THE MUSIC INDUSTRY, LESS PRONE TO ELITISM than art, dealt with this question of ads in the aughts. Collaboration proponents argued that musicians would do well to adapt to a changing mediascape if they wanted to survive financially, as Tina Turner and David Bowie did in a 1987 Pepsi ad, and that they might even be able to infiltrate the mainstream with radical ideas. Twenty years on, few musicians make money from actual music anymore. It’s all tours, ads, and sneaker collabs. Could visual artists be next?

This past January, Cindy Sherman, who resisted commercial work for so long, released a Marc Jacobs campaign. Like Weems, she adapted her signature move—dressing up as other people for the camera—in pictures shot by Teller. Sherman’s breakthrough work of the late 1970s was formative to the Pictures Generation, a group of artists responding to how utopian countercultures had by then become commercialized, making pictures that betrayed a media landscape where everyone was both critic and consumer. Making an ad then, in some ways proves Sherman’s own point about pictures. Unlike with Weems, there’s no sincere message being supplanted with a product. Instead, Marc Jacobs is just another costume Sherman dons.

A chic older woman is in the back of a car and a small dog is in her lap. A Gucci back sits on the car seat next to her.

Debbie Harry in an ad for Gucci photographed by Nan Goldin.

Photo Nan Goldin/Courtesy Gucci

Nan Goldin’s Gucci campaign this past fall saw Blondie singer Debbie Harry in the back of a vintage car with a small dog and a fancy bag. Like Goldin’s iconic work of the 1980s, this is a portrait of an artsy New Yorker all made up for a night out downtown. But remove the intimacy, the spontaneity, the lo-fi camera, the resourcefulness, and the grit from a Nan Goldin photograph, and what do you have left? Just a regular picture. Harry is impeccably lit and the shot feels impersonal, like a still from a Hollywood remake of that stunning 2022 documentary about Goldin’s life, All the Beauty and the Bloodshed. The campaign proves that Goldin’s signature is, in fact, inimitable, even by her.

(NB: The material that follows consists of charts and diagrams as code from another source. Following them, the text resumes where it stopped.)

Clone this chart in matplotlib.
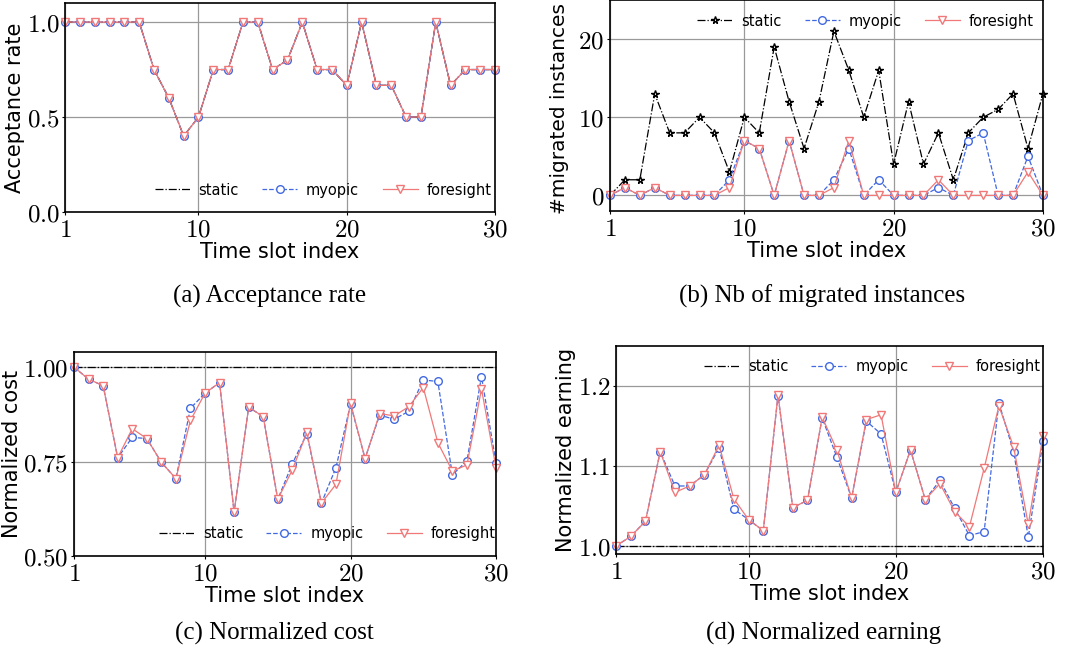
import numpy as np
import matplotlib.pyplot as plt
from matplotlib.ticker import FuncFormatter

plt.rcParams['mathtext.fontset'] = 'cm'

# time slots
slots = list(range(1, 31))

# (a) acceptance rate (all three policies give the same values)
accept = [1.0, 1.0, 1.0, 1.0, 1.0, 1.0, 0.75, 0.6, 0.4, 0.5,
          0.75, 0.75, 1.0, 1.0, 0.75, 0.8, 1.0, 0.75, 0.75, 0.667,
          1.0, 0.667, 0.667, 0.5, 0.5, 1.0, 0.667, 0.75, 0.75, 0.75]

# (b) number of migrated instances
mig_static = [0, 2, 2, 13, 8, 8, 10, 8, 3, 10,
              8, 19, 12, 6, 12, 21, 16, 10, 16, 4,
              12, 4, 8, 2, 8, 10, 11, 13, 6, 13]
mig_myopic = [0, 1, 0, 1, 0, 0, 0, 0, 2, 7,
              6, 0, 7, 0, 0, 2, 6, 0, 2, 0,
              0, 0, 1, 0, 7, 8, 0, 0, 5, 0]
mig_foresight = [0, 1, 0, 1, 0, 0, 0, 0, 1, 7,
                 6, 0, 7, 0, 0, 1, 7, 0, 0, 0,
                 0, 0, 2, 0, 0, 0, 0, 0, 3, 0]

# (c) normalized cost
cost_static = [1.0] * 30
cost_myopic = [1.0, 0.968, 0.951, 0.760, 0.814, 0.811, 0.748, 0.705, 0.891, 0.931,
               0.959, 0.616, 0.894, 0.869, 0.650, 0.744, 0.824, 0.640, 0.734, 0.902,
               0.758, 0.873, 0.862, 0.883, 0.966, 0.962, 0.715, 0.752, 0.975, 0.746]
cost_foresight = [1.0, 0.968, 0.951, 0.760, 0.837, 0.811, 0.748, 0.705, 0.859, 0.931,
                  0.959, 0.616, 0.894, 0.869, 0.650, 0.728, 0.827, 0.640, 0.690, 0.905,
                  0.758, 0.877, 0.871, 0.895, 0.946, 0.800, 0.725, 0.741, 0.942, 0.734]

# (d) normalized earning
earn_static = [1.0] * 30
earn_myopic = [1.0, 1.012, 1.031, 1.118, 1.075, 1.075, 1.089, 1.123, 1.046, 1.033,
               1.019, 1.188, 1.048, 1.057, 1.160, 1.111, 1.060, 1.156, 1.140, 1.067,
               1.120, 1.058, 1.082, 1.047, 1.013, 1.018, 1.179, 1.118, 1.011, 1.131]
earn_foresight = [1.0, 1.012, 1.031, 1.118, 1.067, 1.075, 1.089, 1.126, 1.059, 1.033,
                  1.019, 1.189, 1.048, 1.057, 1.161, 1.120, 1.060, 1.158, 1.164, 1.067,
                  1.120, 1.058, 1.078, 1.043, 1.024, 1.097, 1.175, 1.124, 1.027, 1.138]

captions = ['(a) Acceptance rate', '(b) Nb of migrated instances',
            '(c) Normalized cost', '(d) Normalized earning']

BLUE = '#4169e1'
RED = '#f07878'


def draw(ax, static, myopic, foresight, static_marker=None):
    ax.plot(slots, static, color='black', linestyle='-.', linewidth=0.9,
            marker=static_marker, markersize=5.5, markerfacecolor='white',
            markeredgecolor='black', label='static', clip_on=False)
    ax.plot(slots, myopic, color=BLUE, linestyle='--', linewidth=0.9,
            marker='o', markersize=5.5, markerfacecolor='white',
            markeredgecolor=BLUE, label='myopic', clip_on=False)
    ax.plot(slots, foresight, color=RED, linestyle='-', linewidth=0.9,
            marker='v', markersize=6, markerfacecolor='white',
            markeredgecolor=RED, label='foresight', clip_on=False)


def style(ax, ylabel, yticks, fmt, ylim, legend_xy, ylab_size=15):
    ax.set_xlim(1, 30)
    ax.set_ylim(*ylim)
    ax.set_xticks([1, 10, 20, 30])
    ax.set_yticks(yticks)
    ax.xaxis.set_major_formatter(FuncFormatter(lambda v, p: r'$%d$' % v))
    ax.yaxis.set_major_formatter(FuncFormatter(lambda v, p: '$' + fmt % v + '$'))
    ax.tick_params(labelsize=18, length=2, width=0.8, pad=2)
    ax.grid(True, color='#999999', linewidth=0.9)
    ax.set_axisbelow(True)
    for s in ax.spines.values():
        s.set_linewidth(1.2)
    ax.set_xlabel('Time slot index', fontsize=15, labelpad=0)
    ax.set_ylabel(ylabel, fontsize=ylab_size, labelpad=1)
    ax.legend(loc='center', bbox_to_anchor=legend_xy, ncol=3, frameon=False,
              fontsize=10.5, handlelength=2.4, columnspacing=1.6, handletextpad=0.6)


fig = plt.figure(figsize=(10.84, 6.57), dpi=100)
ax_a = fig.add_axes([0.0600, 0.6773, 0.3967, 0.318])
ax_b = fig.add_axes([0.5627, 0.6788, 0.3994, 0.3212])
ax_c = fig.add_axes([0.0683, 0.1537, 0.3893, 0.3105])
ax_d = fig.add_axes([0.5683, 0.1568, 0.3939, 0.3166])

draw(ax_a, accept, accept, accept)
style(ax_a, 'Acceptance rate', [0.0, 0.5, 1.0], '%.1f', (0, 1.1), (0.6, 0.105))

draw(ax_b, mig_static, mig_myopic, mig_foresight, static_marker='*')
style(ax_b, '#migrated instances', [0, 10, 20], '%d', (-2, 25), (0.59, 0.9),
      ylab_size=14.5)
ax_b.yaxis.set_label_coords(-0.095, 0.485)

draw(ax_c, cost_static, cost_myopic, cost_foresight)
style(ax_c, 'Normalized cost', [0.5, 0.75, 1.0], '%.2f', (0.5, 1.04), (0.6, 0.108))

draw(ax_d, earn_static, earn_myopic, earn_foresight)
style(ax_d, 'Normalized earning', [1.0, 1.1, 1.2], '%.1f', (0.99, 1.25), (0.6, 0.9))

cap_pos = [(0.249, 0.549), (0.758, 0.549), (0.253, 0.036), (0.760, 0.036)]
for (x, y), c in zip(cap_pos, captions):
    fig.text(x, y, c, ha='center', va='center', fontsize=18,
             family='Liberation Serif')

fig.savefig('out.png', dpi=100)
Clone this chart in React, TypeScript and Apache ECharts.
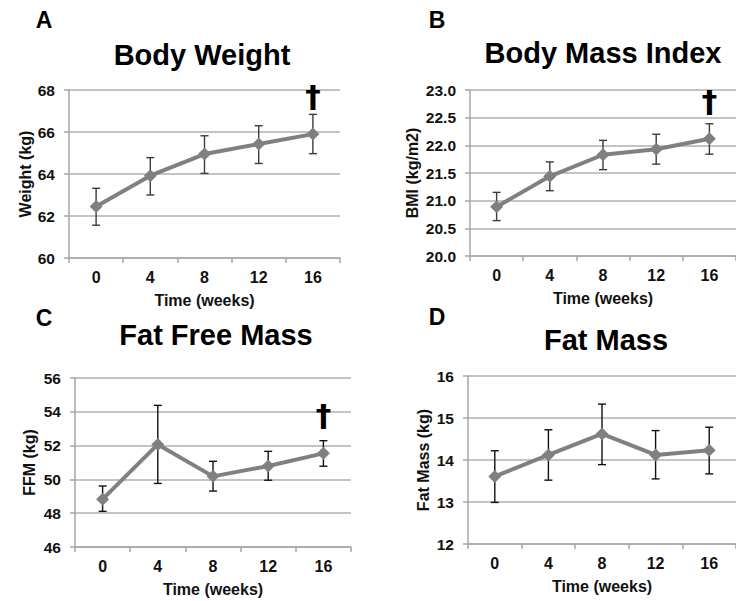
import React, { useEffect, useRef } from "react";
import * as echarts from "echarts";

const weeks = ["0", "4", "8", "12", "16"];

const weightMean = [62.45, 63.92, 64.95, 65.43, 65.9];
const weightLow = [61.56, 63.0, 64.03, 64.5, 64.97];
const weightHigh = [63.32, 64.78, 65.82, 66.3, 66.84];
const weightDagger = [false, false, false, false, true];

const bmiMean = [20.89, 21.44, 21.83, 21.93, 22.12];
const bmiLow = [20.64, 21.18, 21.56, 21.66, 21.84];
const bmiHigh = [21.15, 21.7, 22.09, 22.2, 22.39];
const bmiDagger = [false, false, false, false, true];

const ffmMean = [48.83, 52.07, 50.18, 50.79, 51.54];
const ffmLow = [48.11, 49.76, 49.31, 49.95, 50.78];
const ffmHigh = [49.61, 54.38, 51.07, 51.66, 52.29];
const ffmDagger = [false, false, false, false, true];

const fatMean = [13.61, 14.12, 14.62, 14.12, 14.23];
const fatLow = [12.99, 13.52, 13.89, 13.55, 13.67];
const fatHigh = [14.22, 14.72, 15.33, 14.7, 14.78];
const fatDagger = [false, false, false, false, false];

const FONT = "'Liberation Sans', Arial, sans-serif";

type Panel = {
  letter: string;
  title: string;
  yName: string;
  mean: number[];
  low: number[];
  high: number[];
  dagger: boolean[];
  min: number;
  max: number;
  interval: number;
  decimals: number;
  grid: { left: number; top: number; width: number; height: number };
  yNameGap: number;
  titlePos: [number, number];
  letterPos: [number, number];
  errColor: string;
};

const panels: Panel[] = [
  {
    letter: "A", title: "Body Weight", yName: "Weight (kg)",
    mean: weightMean, low: weightLow, high: weightHigh, dagger: weightDagger,
    min: 60, max: 68, interval: 2, decimals: 0,
    grid: { left: 69, top: 90, width: 271, height: 168 },
    yNameGap: 36, titlePos: [202, 55], letterPos: [44, 20], errColor: "#3c3c3c",
  },
  {
    letter: "B", title: "Body Mass Index", yName: "BMI (kg/m2)",
    mean: bmiMean, low: bmiLow, high: bmiHigh, dagger: bmiDagger,
    min: 20, max: 23, interval: 0.5, decimals: 1,
    grid: { left: 470, top: 90, width: 272, height: 166 },
    yNameGap: 50, titlePos: [603, 53], letterPos: [437, 20], errColor: "#3c3c3c",
  },
  {
    letter: "C", title: "Fat Free Mass", yName: "FFM (kg)",
    mean: ffmMean, low: ffmLow, high: ffmHigh, dagger: ffmDagger,
    min: 46, max: 56, interval: 2, decimals: 0,
    grid: { left: 75, top: 378, width: 276, height: 169 },
    yNameGap: 38, titlePos: [216, 335], letterPos: [44, 318], errColor: "#111111",
  },
  {
    letter: "D", title: "Fat Mass", yName: "Fat Mass (kg)",
    mean: fatMean, low: fatLow, high: fatHigh, dagger: fatDagger,
    min: 12, max: 16, interval: 1, decimals: 0,
    grid: { left: 468, top: 376, width: 275, height: 168 },
    yNameGap: 37, titlePos: [606, 340], letterPos: [437, 317], errColor: "#111111",
  },
];

const GRID_COLOR = "#b0b0b0";
const AXIS_COLOR = "#a6a6a6";
const TEXT_COLOR = "#111111";

export default function App() {
  const ref = useRef<HTMLDivElement>(null);

  useEffect(() => {
    if (!ref.current) return;
    const chart = echarts.init(ref.current, undefined, { renderer: "svg" });

    const grids = panels.map((p) => ({ ...p.grid, containLabel: false }));
    const xAxes = panels.map((p, i) => ({
      type: "category",
      gridIndex: i,
      data: weeks,
      boundaryGap: true,
      axisLine: { lineStyle: { color: AXIS_COLOR, width: 1.5 } },
      axisTick: { show: true, length: 5, lineStyle: { color: AXIS_COLOR, width: 1.5 } },
      axisLabel: { margin: 11, fontSize: 16, fontWeight: "bold", color: TEXT_COLOR, fontFamily: FONT },
      splitLine: { show: false },
      name: "Time (weeks)",
      nameLocation: "middle",
      nameGap: 34,
      nameTextStyle: { fontSize: 16, fontWeight: "bold", color: TEXT_COLOR, fontFamily: FONT },
    }));
    const yAxes = panels.map((p, i) => ({
      type: "value",
      gridIndex: i,
      min: p.min,
      max: p.max,
      interval: p.interval,
      axisLine: { show: true, lineStyle: { color: AXIS_COLOR, width: 1.5 } },
      axisTick: { show: true, length: 5, lineStyle: { color: AXIS_COLOR, width: 1.5 } },
      axisLabel: {
        margin: 14, fontSize: 15.5, fontWeight: "bold", color: TEXT_COLOR, fontFamily: FONT,
        formatter: (v: number) => v.toFixed(p.decimals),
      },
      splitLine: { show: true, lineStyle: { color: GRID_COLOR, width: 1.5 } },
      name: p.yName,
      nameLocation: "middle",
      nameGap: p.yNameGap,
      nameTextStyle: { fontSize: 16, fontWeight: "bold", color: TEXT_COLOR, fontFamily: FONT },
    }));

    const series: any[] = [];
    panels.forEach((p, i) => {
      series.push({
        type: "custom",
        xAxisIndex: i,
        yAxisIndex: i,
        z: 2,
        data: weeks.map((_, k) => [k, p.low[k], p.high[k]]),
        renderItem: (params: any, api: any) => {
          const lo = api.coord([api.value(0), api.value(1)]);
          const hi = api.coord([api.value(0), api.value(2)]);
          const half = 4;
          const style = { stroke: p.errColor, lineWidth: 1.4 };
          return {
            type: "group",
            children: [
              { type: "line", shape: { x1: lo[0], y1: lo[1], x2: hi[0], y2: hi[1] }, style },
              { type: "line", shape: { x1: hi[0] - half, y1: hi[1], x2: hi[0] + half, y2: hi[1] }, style },
              { type: "line", shape: { x1: lo[0] - half, y1: lo[1], x2: lo[0] + half, y2: lo[1] }, style },
            ],
          };
        },
      });
      series.push({
        type: "line",
        xAxisIndex: i,
        yAxisIndex: i,
        z: 3,
        symbol: "diamond",
        symbolSize: 13,
        lineStyle: { color: "#808080", width: 4 },
        itemStyle: { color: "#808080" },
        data: p.mean.map((v, k) => ({
          value: v,
          label: {
            show: p.dagger[k],
            formatter: "\u2020",
            position: "top",
            distance: 16,
            fontSize: 31,
            fontWeight: "bold",
            color: "#000",
            fontFamily: "'DejaVu Sans', sans-serif",
          },
        })),
      });
    });

    const graphics: any[] = [];
    panels.forEach((p) => {
      graphics.push({
        type: "text",
        x: p.titlePos[0],
        y: p.titlePos[1],
        style: {
          text: p.title, fontSize: 29, fontWeight: "bold", fill: "#000",
          fontFamily: FONT, align: "center", verticalAlign: "middle",
        },
      });
      graphics.push({
        type: "text",
        x: p.letterPos[0],
        y: p.letterPos[1],
        style: {
          text: p.letter, fontSize: 23, fontWeight: "bold", fill: "#000",
          fontFamily: FONT, align: "center", verticalAlign: "middle",
        },
      });
    });

    chart.setOption({
      animation: false,
      backgroundColor: "#ffffff",
      textStyle: { fontFamily: FONT },
      grid: grids,
      xAxis: xAxes,
      yAxis: yAxes,
      series,
      graphic: graphics,
    });

    return () => chart.dispose();
  }, []);

  return (
    <div
      ref={ref}
      style={{ position: "absolute", left: 0, top: 0, width: 736, height: 601 }}
    />
  );
}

We should be asking, is fashion supporting the arts or is it subsuming them? A museum director recently mentioned to me that younger patrons are proving harder to attract because they are investing in their closets instead. Besides, these days they can get their art fix—painting, sculpture, installation—from runway shows.

Then again, there are brands, like Dior and Chanel, that seem to get why total collapse won’t do, and so are sponsoring museum exhibitions and buying ads in art magazines as well as tapping artists for collaborations. They’re supporting those ecosystems that make art art, rather than gobbling it all up for themselves, and turning it into something else. Because without those ecosystems and their dialogues, not only will the art simply be less good … there will be fewer opportunities to show off your fancy outfits at galas!

What’s truly worth defending against the collapsing worlds of art and luxury isn’t exclusivity or art world insider baseball. It’s that sphere set apart for experimentation and risk, for weirdness and uselessness, for art that can challenge, delight, and surprise.